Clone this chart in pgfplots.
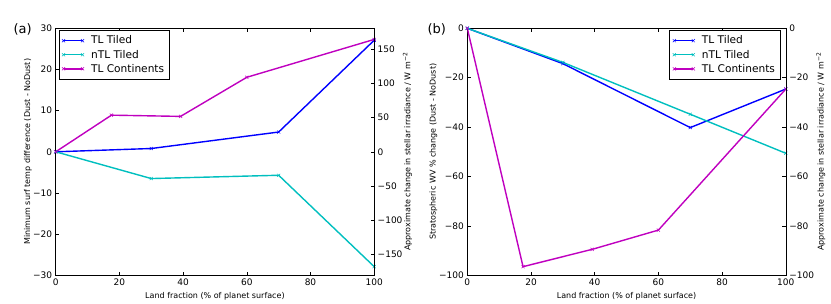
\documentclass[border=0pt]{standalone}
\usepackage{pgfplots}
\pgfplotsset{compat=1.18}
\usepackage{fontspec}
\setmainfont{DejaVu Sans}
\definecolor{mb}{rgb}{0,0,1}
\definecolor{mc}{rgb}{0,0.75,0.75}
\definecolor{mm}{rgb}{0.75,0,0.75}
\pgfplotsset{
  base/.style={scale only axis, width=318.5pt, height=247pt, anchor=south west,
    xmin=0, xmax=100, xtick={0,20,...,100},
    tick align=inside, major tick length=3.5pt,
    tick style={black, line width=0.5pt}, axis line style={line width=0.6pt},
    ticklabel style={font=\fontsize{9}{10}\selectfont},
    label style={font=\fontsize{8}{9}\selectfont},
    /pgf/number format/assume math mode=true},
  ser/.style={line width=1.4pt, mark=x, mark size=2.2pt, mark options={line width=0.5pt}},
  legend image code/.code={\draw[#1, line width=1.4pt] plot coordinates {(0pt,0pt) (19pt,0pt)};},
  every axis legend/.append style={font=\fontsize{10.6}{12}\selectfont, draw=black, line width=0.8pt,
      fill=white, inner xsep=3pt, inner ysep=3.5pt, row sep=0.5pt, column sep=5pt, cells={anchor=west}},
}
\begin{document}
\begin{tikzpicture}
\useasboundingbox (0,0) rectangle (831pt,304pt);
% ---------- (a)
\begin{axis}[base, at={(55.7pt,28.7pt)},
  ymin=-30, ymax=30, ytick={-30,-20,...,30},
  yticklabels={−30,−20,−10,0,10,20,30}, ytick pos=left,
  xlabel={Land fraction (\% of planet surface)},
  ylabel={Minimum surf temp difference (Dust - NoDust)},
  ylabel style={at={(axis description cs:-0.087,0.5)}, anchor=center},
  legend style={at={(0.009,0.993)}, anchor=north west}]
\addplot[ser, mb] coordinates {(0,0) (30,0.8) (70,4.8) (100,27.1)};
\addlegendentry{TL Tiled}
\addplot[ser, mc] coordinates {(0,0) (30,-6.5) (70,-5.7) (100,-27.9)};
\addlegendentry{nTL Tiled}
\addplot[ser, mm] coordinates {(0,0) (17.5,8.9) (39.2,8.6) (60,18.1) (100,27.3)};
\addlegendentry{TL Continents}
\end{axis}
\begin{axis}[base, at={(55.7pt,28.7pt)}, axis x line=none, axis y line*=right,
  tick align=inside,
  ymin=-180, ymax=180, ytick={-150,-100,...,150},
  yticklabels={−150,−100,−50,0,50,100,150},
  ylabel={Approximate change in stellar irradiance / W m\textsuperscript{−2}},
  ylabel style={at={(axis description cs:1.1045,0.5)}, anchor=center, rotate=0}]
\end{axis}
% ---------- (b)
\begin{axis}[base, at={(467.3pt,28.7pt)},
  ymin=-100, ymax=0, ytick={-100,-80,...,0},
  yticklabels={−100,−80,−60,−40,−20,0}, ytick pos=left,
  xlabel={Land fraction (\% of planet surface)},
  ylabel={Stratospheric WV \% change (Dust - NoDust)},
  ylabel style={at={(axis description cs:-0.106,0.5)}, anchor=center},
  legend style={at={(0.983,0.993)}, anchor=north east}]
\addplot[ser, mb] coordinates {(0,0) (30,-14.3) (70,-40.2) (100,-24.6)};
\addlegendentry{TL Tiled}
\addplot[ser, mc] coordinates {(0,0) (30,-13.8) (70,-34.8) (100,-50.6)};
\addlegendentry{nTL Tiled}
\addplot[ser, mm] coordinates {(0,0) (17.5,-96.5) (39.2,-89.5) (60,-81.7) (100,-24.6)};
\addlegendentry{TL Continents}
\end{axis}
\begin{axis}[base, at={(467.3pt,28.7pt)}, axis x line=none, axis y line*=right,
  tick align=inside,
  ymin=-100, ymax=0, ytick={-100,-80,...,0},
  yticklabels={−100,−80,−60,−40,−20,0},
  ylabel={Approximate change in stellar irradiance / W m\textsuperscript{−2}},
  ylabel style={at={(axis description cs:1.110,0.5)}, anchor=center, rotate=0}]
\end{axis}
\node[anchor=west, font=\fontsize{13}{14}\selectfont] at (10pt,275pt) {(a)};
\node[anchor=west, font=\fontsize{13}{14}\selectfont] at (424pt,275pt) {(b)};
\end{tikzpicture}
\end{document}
* * * * * * *
_TASK DIRECTIONS_:
Make an exact copy of all the material, but keep the pictures out of it.

_FINISHED ANSWER_:
Clone this chart in pgfplots.
\documentclass[border=0pt]{standalone}
\usepackage{pgfplots}
\pgfplotsset{compat=1.18}
\usepackage{fontspec}
\setmainfont{DejaVu Sans}
\definecolor{mb}{rgb}{0,0,1}
\definecolor{mc}{rgb}{0,0.75,0.75}
\definecolor{mm}{rgb}{0.75,0,0.75}
\pgfplotsset{
  base/.style={scale only axis, width=318.5pt, height=247pt, anchor=south west,
    xmin=0, xmax=100, xtick={0,20,...,100},
    tick align=inside, major tick length=3.5pt,
    tick style={black, line width=0.5pt}, axis line style={line width=0.6pt},
    ticklabel style={font=\fontsize{9}{10}\selectfont},
    label style={font=\fontsize{8}{9}\selectfont},
    /pgf/number format/assume math mode=true},
  ser/.style={line width=1.4pt, mark=x, mark size=2.2pt, mark options={line width=0.5pt}},
  legend image code/.code={\draw[#1, line width=1.4pt] plot coordinates {(0pt,0pt) (19pt,0pt)};},
  every axis legend/.append style={font=\fontsize{10.6}{12}\selectfont, draw=black, line width=0.8pt,
      fill=white, inner xsep=3pt, inner ysep=3.5pt, row sep=0.5pt, column sep=5pt, cells={anchor=west}},
}
\begin{document}
\begin{tikzpicture}
\useasboundingbox (0,0) rectangle (831pt,304pt);
% ---------- (a)
\begin{axis}[base, at={(55.7pt,28.7pt)},
  ymin=-30, ymax=30, ytick={-30,-20,...,30},
  yticklabels={−30,−20,−10,0,10,20,30}, ytick pos=left,
  xlabel={Land fraction (\% of planet surface)},
  ylabel={Minimum surf temp difference (Dust - NoDust)},
  ylabel style={at={(axis description cs:-0.087,0.5)}, anchor=center},
  legend style={at={(0.009,0.993)}, anchor=north west}]
\addplot[ser, mb] coordinates {(0,0) (30,0.8) (70,4.8) (100,27.1)};
\addlegendentry{TL Tiled}
\addplot[ser, mc] coordinates {(0,0) (30,-6.5) (70,-5.7) (100,-27.9)};
\addlegendentry{nTL Tiled}
\addplot[ser, mm] coordinates {(0,0) (17.5,8.9) (39.2,8.6) (60,18.1) (100,27.3)};
\addlegendentry{TL Continents}
\end{axis}
\begin{axis}[base, at={(55.7pt,28.7pt)}, axis x line=none, axis y line*=right,
  tick align=inside,
  ymin=-180, ymax=180, ytick={-150,-100,...,150},
  yticklabels={−150,−100,−50,0,50,100,150},
  ylabel={Approximate change in stellar irradiance / W m\textsuperscript{−2}},
  ylabel style={at={(axis description cs:1.1045,0.5)}, anchor=center, rotate=0}]
\end{axis}
% ---------- (b)
\begin{axis}[base, at={(467.3pt,28.7pt)},
  ymin=-100, ymax=0, ytick={-100,-80,...,0},
  yticklabels={−100,−80,−60,−40,−20,0}, ytick pos=left,
  xlabel={Land fraction (\% of planet surface)},
  ylabel={Stratospheric WV \% change (Dust - NoDust)},
  ylabel style={at={(axis description cs:-0.106,0.5)}, anchor=center},
  legend style={at={(0.983,0.993)}, anchor=north east}]
\addplot[ser, mb] coordinates {(0,0) (30,-14.3) (70,-40.2) (100,-24.6)};
\addlegendentry{TL Tiled}
\addplot[ser, mc] coordinates {(0,0) (30,-13.8) (70,-34.8) (100,-50.6)};
\addlegendentry{nTL Tiled}
\addplot[ser, mm] coordinates {(0,0) (17.5,-96.5) (39.2,-89.5) (60,-81.7) (100,-24.6)};
\addlegendentry{TL Continents}
\end{axis}
\begin{axis}[base, at={(467.3pt,28.7pt)}, axis x line=none, axis y line*=right,
  tick align=inside,
  ymin=-100, ymax=0, ytick={-100,-80,...,0},
  yticklabels={−100,−80,−60,−40,−20,0},
  ylabel={Approximate change in stellar irradiance / W m\textsuperscript{−2}},
  ylabel style={at={(axis description cs:1.110,0.5)}, anchor=center, rotate=0}]
\end{axis}
\node[anchor=west, font=\fontsize{13}{14}\selectfont] at (10pt,275pt) {(a)};
\node[anchor=west, font=\fontsize{13}{14}\selectfont] at (424pt,275pt) {(b)};
\end{tikzpicture}
\end{document}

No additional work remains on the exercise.